Philip Morris debió reconocer que el estudio mostraba «un absoluto e inaceptable desprecio por los valores humanos básicos».
Lo que cuenta es la buena voluntad
Otro caso de manual fue el del Ford Pinto.
Los directivos de la marca eran conscientes de que el depósito de combustible trasero suponía un peligro, porque estallaba y se incendiaba en caso de alcance, pero no lo corrigieron porque el coste en indemnizaciones era de 49,5 millones de dólares, mientras que la factura de instalar un aparato de 11 dólares en cada vehículo se les iba a 137,5 millones.
Es evidente que, a la hora de emitir un juicio moral, las consecuencias no son lo único que cuenta.
Una conducta «no es buena por lo que efectúa o logra», escribió Immanuel Kant. «Incluso si aun con el mayor de los esfuerzos no consiguiera nada y solo quedase la buena voluntad, […] seguiría brillando como una gema, como algo que tiene valor en sí mismo». ¿Y qué confiere ese fulgor a una acción?
El que pueda elevarse a norma universal, algo que difícilmente es predicable de una amnistía que institucionaliza «la desigualdad entre los ciudadanos» y «amnistía al golpismo».
Una tradición muy española
Los dos últimos entrecomillados proceden de un artículo de Guadalupe Sánchez en el que denuncia que Sánchez va a poner «el ordenamiento jurídico patas arriba».
No se trata de algo excepcional en la historia de España.
El rico catálogo de revoluciones y asonadas que exhiben nuestros siglos XIX y XX fue el resultado de un profundo menosprecio de la ley. Los sucesivos líderes providenciales invocaban, como Sánchez, las aspiraciones de una mayoría (progresista o conservadora) y, en su nombre, atropellaban al resto de la sociedad.

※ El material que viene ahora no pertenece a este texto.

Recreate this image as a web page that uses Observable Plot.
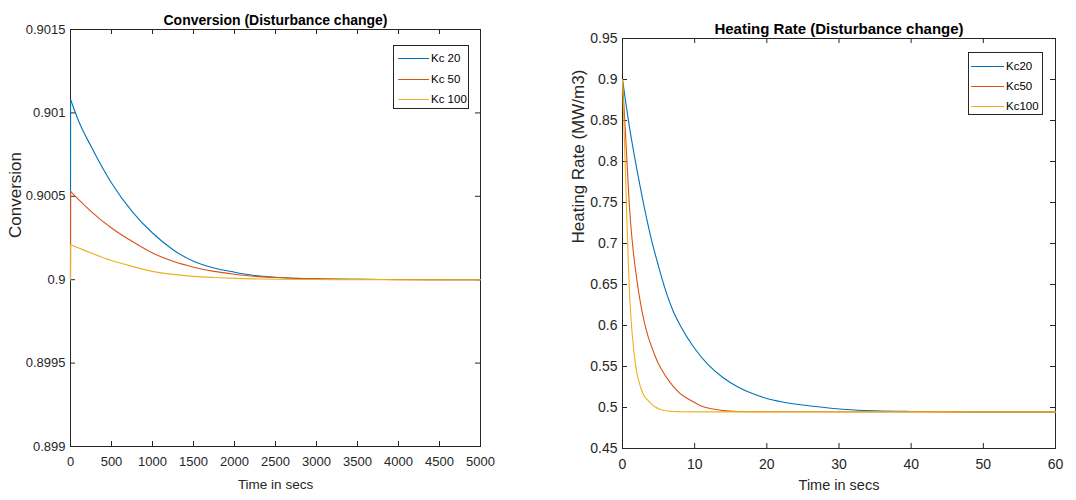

Este vicio de origen alimentó una rueda de resentimiento e inestabilidad que solo se detendría durante la Transición, cuando Torcuato Fernández-Miranda insistió en que no podía romperse sin más con el franquismo y había que ir «de la ley a ley».
Casi medio siglo después, volvemos a las andadas: renunciamos a la legalidad a cambio de la paz y habrá que ver si, al final, no nos quedamos sin legalidad ni paz.